Thursday, June 09, 2005

UAW Jobs In Peril; Fear Grows At Delphi, Worried Union Leaders Meet Today

This is an article I found on freep.com. The poor unions are working overtime to help everyone save their job.


http://www.freep.com/money/autonews/delphi9e_20050609.htm
UAW jobs in peril; fear grows at Delphi
Worried union leaders meet today
June 9, 2005
BY JEFFREY McCRACKENFREE PRESS BUSINESS WRITER

The ongoing angst at Delphi Corp., the country's largest auto-parts maker, and the equally troubling times at General Motors Corp., which this week said it will eliminate 25,000 manufacturing jobs, are bringing UAW plant officials from across the country to Detroit today.
Their likely focus will be how and whether the UAW can help Delphi, either by allowing for more buyouts of Delphi-UAW workers, allowing for more Delphi workers to return to former parent company GM, or allowing Delphi to more quickly sell off certain money-losing plants, say three union officials who spoke to the Free Press.


One UAW official who asked to remain unnamed said a priority at this meeting will be the Delphi plants the Troy-based parts supplier has singled out as unprofitable and pushed into a separate entity that Delphi calls Automotive Holdings Group. That business unit includes 11 plants, seven of which have UAW workers. The UAW represents 7,000 of the 11,100 union workers at the 11 plants, according to Delphi.

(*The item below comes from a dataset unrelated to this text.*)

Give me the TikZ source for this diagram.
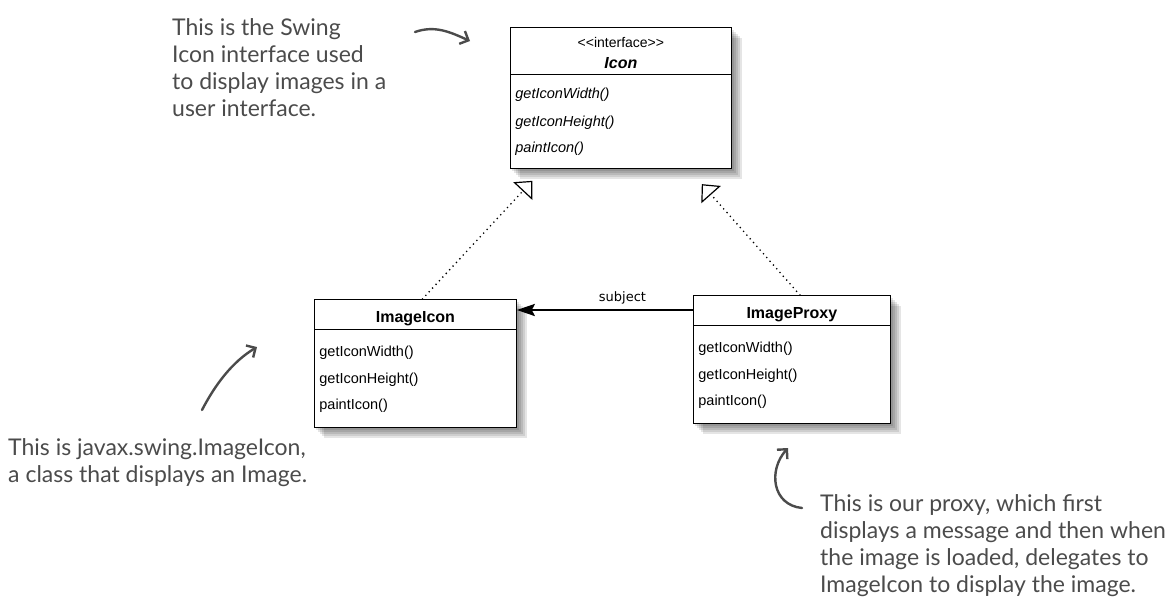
\documentclass[tikz,border=0pt]{standalone}
\usepackage{fontspec}
\newfontfamily\umlfont{Liberation Sans}
\newfontfamily\handfont{Lato}
\newfontfamily\tagfont{DejaVu Sans}
\usetikzlibrary{arrows.meta,positioning,shapes.multipart,backgrounds}
\definecolor{pencil}{RGB}{75,75,75}

\begin{document}
\begin{tikzpicture}[x=1pt, y=-1pt,
  umlclass/.style={rectangle split, rectangle split parts=2, draw, line width=.8pt,
    fill=white, inner xsep=5pt, inner ysep=0pt, anchor=north west,
    font=\umlfont\fontsize{14.5}{26.5}\selectfont},
  realize/.style={line width=1.8pt, line cap=round, dash pattern=on 0pt off 5pt,
    -{Triangle[open, length=14pt, width=26pt, line width=1.2pt]}},
  assoc/.style={line width=2.4pt, -{Stealth[length=18pt, width=12pt, inset=3pt]}},
  note/.style={anchor=north west, inner sep=0pt, align=left, text=pencil,
    font=\handfont\fontsize{23}{27}\selectfont},
  notearrow/.style={draw=pencil, line width=2.4pt, line cap=round,
    -{Straight Barb[length=7pt, width=14pt, line width=2.4pt]}},
]
\useasboundingbox (0,0) rectangle (1168,611);

% the three classes
\node[umlclass, text width=211pt] (icon) at (510,27)
  {\centering\rule{0pt}{20pt}\fontsize{14}{21}\selectfont<{}<interface>{}>\\
   \fontsize{16}{21}\selectfont\bfseries\itshape Icon\rule[-5pt]{0pt}{0pt}\par
   \nodepart{two}\fontsize{14.5}{27.5}\selectfont\itshape
   \rule{0pt}{24pt}getIconWidth()\\ getIconHeight()\\ paintIcon()\rule[-15pt]{0pt}{0pt}};
\node[umlclass, text width=192pt] (imgicon) at (314,299)
  {\centering\fontsize{16}{18}\selectfont\bfseries\rule{0pt}{23pt}ImageIcon\rule[-6pt]{0pt}{0pt}\par
   \nodepart{two}\rule{0pt}{27pt}getIconWidth()\\ getIconHeight()\\ paintIcon()\rule[-17pt]{0pt}{0pt}};
\node[umlclass, text width=187pt] (imgproxy) at (693,295)
  {\centering\fontsize{16}{18}\selectfont\bfseries\rule{0pt}{23pt}ImageProxy\rule[-6pt]{0pt}{0pt}\par
   \nodepart{two}\rule{0pt}{27pt}getIconWidth()\\ getIconHeight()\\ paintIcon()\rule[-17pt]{0pt}{0pt}};

% soft shadows
\begin{scope}[on background layer]
  \foreach \n in {icon,imgicon,imgproxy}
    \foreach \s in {1,3,...,11}
      \fill[black, opacity=.1] ([shift={(\s-1,\s)}]\n.north west) rectangle ([shift={(\s-1,\s)}]\n.south east);
\end{scope}

\draw[realize, shorten >=17pt] ([xshift=7pt]imgicon.north) -- ([xshift=-77pt]icon.south);
\draw[realize, shorten >=21pt] ([xshift=8pt]imgproxy.north) -- ([xshift=67pt]icon.south);
\draw[assoc] ([yshift=-15pt]imgproxy.north west) -- ([yshift=-15pt]imgproxy.north west -| imgicon.east)
  node[pos=.4, above=1pt, font=\tagfont\fontsize{13}{15}\selectfont] (subj) {subject};

% notes
\node[note] (swingnote) at (172,18)
  {This is the Swing\\Icon interface used\\to display images in a\\user interface.};
\node[note] (javaxnote) at (8,438)
  {This is javax.swing.ImageIcon,\\a class that displays an Image.};
\node[note] (proxynote) at (820,494)
  {This is our proxy, which first\\displays a message and then when\\the image is loaded, delegates to\\ImageIcon to display the image.};

\coordinate (swingtail) at (415,32);
\coordinate (swingtip) at (470,41);
\coordinate (javaxtail) at (202,410);
\coordinate (javaxtip) at (257,347);
\coordinate (proxytail) at (802,508);
\coordinate (proxytip) at (788,448);
\draw[notearrow] (swingtail) .. controls (435,25) and (450,32) .. (swingtip);
\draw[notearrow] (javaxtail) .. controls (215,385) and (232,362) .. (javaxtip);
\draw[notearrow] (proxytail) .. controls (772,505) and (768,470) .. (proxytip);
\end{tikzpicture}
\end{document}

"We need to do something for the people at those plants if Delphi wants to sell or close them," said the UAW official.


Today's meeting, at 10 a.m. at the UAW-GM Center for Human Resources, will bring together UAW plant-floor presidents and chairpersons from more than 100 GM and Delphi plants across the country. GM and Delphi management will not be in attendance, though Delphi management sent out letters earlier this week to bring some of the same UAW officials back to Detroit on June 21 for a meeting with Delphi executives, plant managers and plant-level personnel heads.
The UAW International in Detroit has refused to say why it called today's meeting, or what's on the agenda. UAW officials say they are usually told the agenda in advance.
"None of us have been told anything. They just sent the letter and told us to get there to Detroit. They've kept it a pretty good secret from us," said Dave Peterson, president of UAW Local 31 at the GM assembly plant in Kansas City, Kan.

It comes just weeks after the UAW reached a deal with struggling auto supplier Visteon Corp. and its former parent, Ford Motor Co., to bail out Visteon by allowing some Visteon employees to return to Ford and by letting 12 unprofitable Visteon plants get sold off.
Delphi, like Visteon, was separated from its automaker parent a few years back and has been unable to make much money since. Delphi makes products including steering systems and XM satellite radio.


Delphi, however, is more independent from GM than Visteon was from Ford. Most Visteon-UAW workers were entirely Ford's responsibility if Visteon failed. However, if Delphi failed, GM has only some limited obligations to guarantee pensions and health care for certain Delphi retirees -- and those obligations expire when the current UAW contract ends in September 2007.

It will cost Ford about $500 million this year alone to bail out Visteon, plus another $700 million in the future.

"People here want to hear Delphi is getting some sort of Visteon deal; who plays Ford in such a deal? GM won't," said auto analyst Robert Hinchliffe with the firm UBS. "If the union follows the Visteon precedent, some of it would allow Delphi to modestly accelerate the buyouts of some workers and the sale of some plants from the Automotive Holding Group."
Delphi, much like former owner GM, is suffering through difficult financial times.
Delphi lost $409 million in the first three months of the year, after predicting earlier it would lose $350 million for the whole year. Delphi is also in the midst of a government investigation into irregular accounting at the $28-billion company. GM, meanwhile, lost $1.1 billion in the first quarter, its worst loss in 13 years.

Delphi has about 24,000 UAW members. GM has about 107,000 UAW members.
GM Chief Executive Officer Rick Wagoner said Tuesday there was no reason to think GM was going to bail out Delphi.

"We don't see the relevance to a GM-Delphi type of situation," he said.